9) Three Times A Lady -- Commodores (1978): There once was a time when Lionel Richie hid behind this band. Yet anyone who read credits knew it was Richie who had the smooth adult-contemporary touch. It was the Commodores' first #1 hit and certainly planted the seed in Richie's mind that soft, soothing songs could be his ticket to solo star prominence and dominance.
8) Grease -- Frankie Valli (1978): At this point in time, it was a good thing that Barry Gibb had somebody else to give this song to. Otherwise, the Bee Gees would've had yet another hit.
7) Reunited -- Peaches & Herb (1979): This song was resilient and held the top spot for early May through to the Memorial Day Weekend that though it falls technically in spring is still considered the kick-off weekend for the summertime because we are an optimistic people.
6) Love You Inside Out -- Bee Gees (1979): The Bee Gees continued their hot streak in 1979. But this would be their final #1 hit and their last US top 10 single until "One" in 1989 went to #7 a decade later. It was, however, ay #1 for one lonely week. What led to this fall from grace? I don't know. The same people who loved them so, suddenly didn't. Don't involve me in this.
5) Hot Stuff -- Donna Summer (1979): 1979 surely was Donna's Summer, eh? Like so many before her and others after her, Summer experienced a brief period in time where she was everywhere at once, where everyone loved her and couldn't get enough only to decide later they'd had enough. Overexposure happens to the lucky ones. Surely, they wish we knew how to ration our love for them to make it last a lifetime.
4) Ring My Bell -- Anita Ward (1979): The song to break up the Donna Summer Streak? A song that wasn't meant for Anita Ward at all, but for 11-year old Stacy Lattisaw, when the song was still about kids talking on the phone and not about Avon ladies.
3) Bad Girls -- Donna Summer (1979): The continuation of Donna's Summer! Both tunes still sound pretty good, but I'm sure glad I don't have to hear them every day of my life. Who thought Top 40 radio was a good idea anyway? Play songs to death until you hate them and can't listen to them for ten years? Now, that's a shame.
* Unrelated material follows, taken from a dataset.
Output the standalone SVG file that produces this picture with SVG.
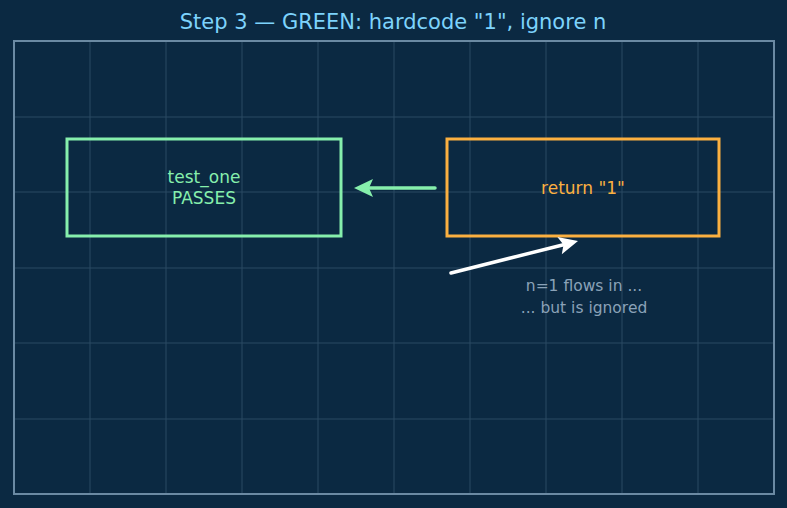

2) Good Times -- Chic (1979): I don't think they intended it at the time, but you can't have a wedding without "Good Times" or else people will swear you're doing something wrong.
1) My Sharona -- The Knack (1979): For a briefer moment than many, the Knack were the hottest ticket in town before fans turned against them. The band's problem wasn't the band, but the label for making the Beatles connection way too pronounced. Let that be a lesson for all guys in a four-piece guitar-playing band! That and don't try to write the same song twice. Everyone knew where you got "Baby Talks Dirty" from, fellas.